## DESCRIPTION OF THE TASK:
Quote only the span from the first line of the entries to the line containing "plt.rcParams['font.family'] = ['Roboto', 'DejaVu", both ends kept. Leave every picture out.

## INPUT RECORDS:
-- begin --

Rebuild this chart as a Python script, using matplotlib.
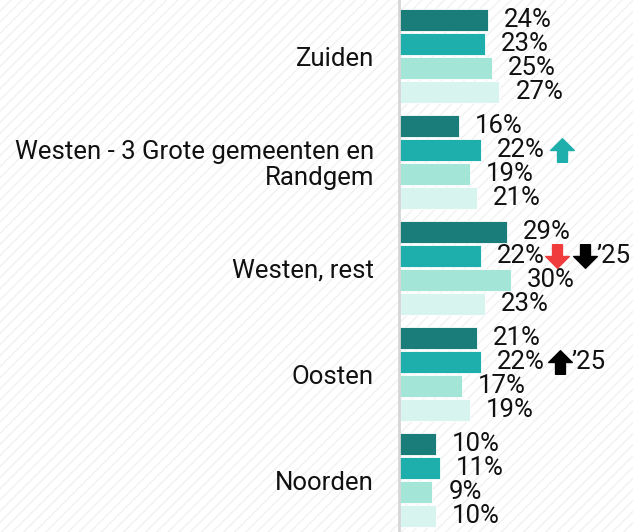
import matplotlib.pyplot as plt
from matplotlib.patches import Rectangle
from matplotlib.path import Path
from matplotlib.transforms import ScaledTranslation

plt.rcParams['font.family'] = ['Roboto', 'DejaVu Sans']

regions = ["Zuiden", "Westen - 3 Grote gemeenten en\nRandgem", "Westen, rest",
           "Oosten", "Noorden"]
series1 = [24, 16, 29, 21, 10]
series2 = [23, 22, 22, 22, 11]
series3 = [25, 19, 30, 17, 9]
series4 = [27, 21, 23, 19, 10]
colors = ["#1a7d79", "#1eaeab", "#a3e6d8", "#d8f4ee"]

# markers after the second-series label: (region index, kind, color, px offset, suffix)
markers = [
    (1, "up", "#1eaeab", 81, ""),
    (2, "down", "#f03c3c", 76, ""),
    (2, "down", "#000000", 104, "\u201925"),
    (3, "up", "#000000", 79, "\u201925"),
]

fig = plt.figure(figsize=(6.33, 5.32), dpi=100)
fig.patch.set_facecolor("white")
plt.rcParams['hatch.linewidth'] = 1.0
fig.patches.append(Rectangle((0, 0), 1, 1, transform=fig.transFigure,
                             facecolor="white", edgecolor="#f1f1f1", lw=0,
                             hatch="///", zorder=-5))

ax = fig.add_axes([399 / 633, 0, 1 - 399 / 633, 1])
ax.patch.set_alpha(0)

group_pitch = 106
bar_pitch = 24
first_center = 56
all_series = [series1, series2, series3, series4]
centers = [first_center + group_pitch * i for i in range(len(regions))]
fs = 18.5

for j, (vals, c) in enumerate(zip(all_series, colors)):
    ys = [cy + (j - 1.5) * bar_pitch for cy in centers]
    ax.barh(ys, vals, height=22, color=c, edgecolor="white", linewidth=0.6)
    for v, y in zip(vals, ys):
        ax.annotate(f"{v}%", (v, y), xytext=(16 * 0.72, 0), textcoords="offset points",
                    ha="left", va="center", fontsize=fs, color="#111111")

up = Path([(-1, 0), (0, 1), (1, 0), (0.42, 0), (0.42, -1), (-0.42, -1), (-0.42, 0), (-1, 0)],
          [Path.MOVETO] + [Path.LINETO] * 6 + [Path.CLOSEPOLY])
down = Path([(x, -y) for x, y in up.vertices], up.codes)

for idx, kind, col, dx, suffix in markers:
    y = centers[idx] - 0.5 * bar_pitch
    v = series2[idx]
    tr = ax.transData + ScaledTranslation(dx / 100, 0, fig.dpi_scale_trans)
    ax.plot([v], [y], marker=up if kind == "up" else down, markersize=17,
            color=col, transform=tr, clip_on=False)
    if suffix:
        tr2 = ax.transData + ScaledTranslation((dx + 12) / 100, 0, fig.dpi_scale_trans)
        ax.text(v, y, suffix, transform=tr2, ha="left", va="center",
                fontsize=fs, color="#111111", clip_on=False)

ax.set_xlim(0, (633 - 399) / 3.72)
ax.set_ylim(532, 0)
ax.set_yticks(centers)
ax.set_yticklabels(regions, fontsize=fs, color="#111111", linespacing=1.1)
ax.tick_params(axis="y", length=0, pad=18)
ax.set_xticks([])
for s in ["top", "right", "bottom"]:
    ax.spines[s].set_visible(False)
ax.spines["left"].set_color("#d6d6d6")
ax.spines["left"].set_linewidth(2)

fig.savefig("out.png", dpi=100)
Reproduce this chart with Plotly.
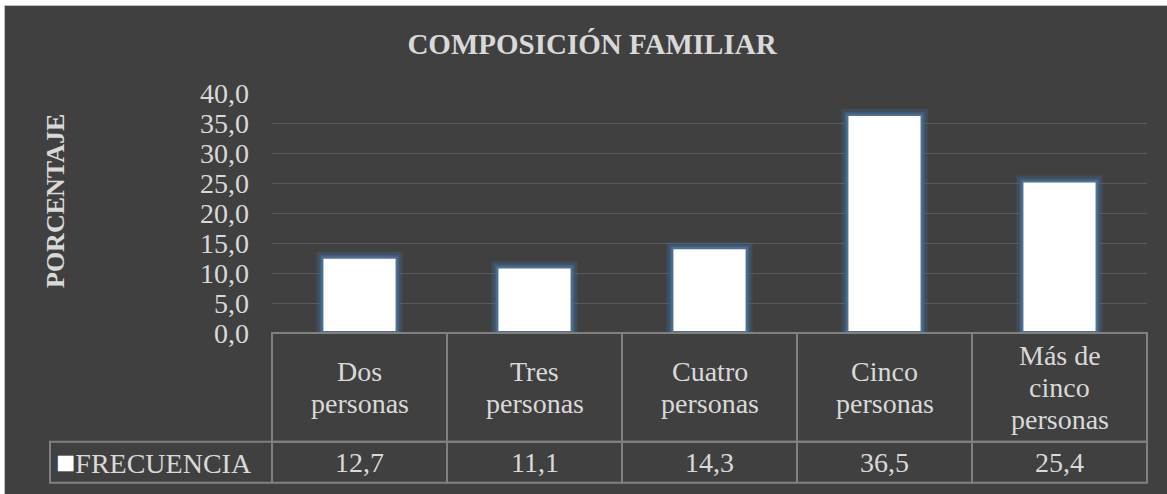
import textwrap
import plotly.graph_objects as go

# data
categories = ["Dos personas", "Tres personas", "Cuatro personas", "Cinco personas", "Más de cinco personas"]
frecuencia = [12.7, 11.1, 14.3, 36.5, 25.4]
series_name = "FRECUENCIA"
y_ticks = [0, 5, 10, 15, 20, 25, 30, 35, 40]

BG = "#404040"
TXT = "#d9d9d9"
GRID = "#595959"
BORDER = "#808080"
GLOW_IN = "rgba(62,95,130,0.9)"
GLOW_OUT = "rgba(70,110,150,0.3)"
FONT = "Times New Roman, Liberation Serif, Tinos, serif"
FS = 28  # table / tick text size

W, H = 1167, 494
L, R, T, B = 272, 20, 93, 161
PLOT_W = W - L - R
PLOT_H = H - T - B


def py(pixel):
    # pixel row -> paper y
    return (H - B - pixel) / PLOT_H


def px(pixel):
    # pixel column -> paper x
    return (pixel - L) / PLOT_W


def fmt(v):
    return f"{v:.1f}".replace(".", ",")


# table rows (pixel rows)
ROW_TOP, ROW_MID, ROW_BOT = H - B, 441.7, 482.7
LINE_GAP = 32
n = len(categories)

fig = go.Figure()
# soft outer glow, then the white bars on top
fig.add_trace(go.Bar(
    x=categories, y=frecuencia, width=0.435,
    marker=dict(color="white", line=dict(color=GLOW_OUT, width=10)),
    showlegend=False, hoverinfo="skip",
))
fig.add_trace(go.Bar(
    x=categories, y=frecuencia, name=series_name, width=0.435,
    marker=dict(color="white", line=dict(color=GLOW_IN, width=4)),
    showlegend=False, hoverinfo="x+y",
))

shapes = [
    # dark chart area with thin frame
    dict(type="rect", xref="paper", yref="paper", x0=px(4.5), x1=px(W + 10), y0=py(H + 10), y1=py(5.5),
         fillcolor=BG, line=dict(color="#bfbfbf", width=1), layer="below"),
    # legend cell of the data table
    dict(type="rect", xref="paper", yref="paper", x0=px(50), x1=0, y0=py(ROW_BOT), y1=py(ROW_MID),
         line=dict(color=BORDER, width=2)),
]
annotations = []
for i, (cat, val) in enumerate(zip(categories, frecuencia)):
    for y0, y1 in [(ROW_MID, ROW_TOP), (ROW_BOT, ROW_MID)]:
        shapes.append(dict(type="rect", xref="x domain", yref="paper", x0=i / n, x1=(i + 1) / n,
                           y0=py(y0), y1=py(y1), line=dict(color=BORDER, width=2)))
    lines = textwrap.wrap(cat, 8)
    mid = (ROW_TOP + ROW_MID) / 2
    for j, line in enumerate(lines):
        annotations.append(dict(x=cat, xref="x", y=py(mid + (j - (len(lines) - 1) / 2) * LINE_GAP),
                                yref="paper", text=line, showarrow=False,
                                xanchor="center", yanchor="middle", font=dict(size=FS, color=TXT)))
    annotations.append(dict(x=cat, xref="x", y=py((ROW_MID + ROW_BOT) / 2), yref="paper",
                            text=fmt(val), showarrow=False,
                            xanchor="center", yanchor="middle", font=dict(size=FS, color=TXT)))

annotations.append(dict(x=px(54), xref="paper", y=py((ROW_MID + ROW_BOT) / 2), yref="paper",
                        text='<span style="color:white;font-size:32px">■</span>' + series_name,
                        showarrow=False, xanchor="left", yanchor="middle",
                        font=dict(size=FS, color=TXT)))
annotations.append(dict(x=px(55), xref="paper", y=py(201), yref="paper",
                        text="<b>PORCENTAJE</b>", textangle=-90, showarrow=False,
                        xanchor="center", yanchor="middle", font=dict(size=26, color=TXT)))

fig.update_layout(
    width=W, height=H,
    margin=dict(l=L, r=R, t=T, b=B),
    paper_bgcolor="white", plot_bgcolor=BG,
    font=dict(family=FONT, color=TXT),
    separators=",.",
    barmode="overlay",
    title=dict(text="<b>COMPOSICIÓN FAMILIAR</b>", x=592 / W, xanchor="center",
               y=1 - 44 / H, yanchor="middle", font=dict(size=29, color=TXT)),
    shapes=shapes, annotations=annotations,
)
fig.update_xaxes(showticklabels=False, showgrid=False, zeroline=False, showline=False)
fig.update_yaxes(range=[0, 40], tickvals=y_ticks, tickformat=".1f", gridcolor=GRID, gridwidth=1,
                 zeroline=False, showline=False, tickfont=dict(size=FS, color=TXT),
                 ticklabelstandoff=22)

fig.write_html("out.html", config={"displayModeBar": False},
               post_script="document.body.style.margin='0';")
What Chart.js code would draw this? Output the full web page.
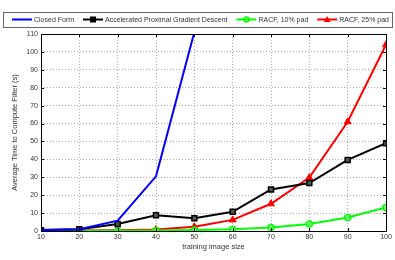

-- end --

## THE RESPONSE:
Rebuild this chart as a Python script, using matplotlib.
import matplotlib.pyplot as plt
from matplotlib.patches import Rectangle
from matplotlib.path import Path
from matplotlib.transforms import ScaledTranslation

plt.rcParams['font.family'] = ['Roboto', 'DejaVu Sans']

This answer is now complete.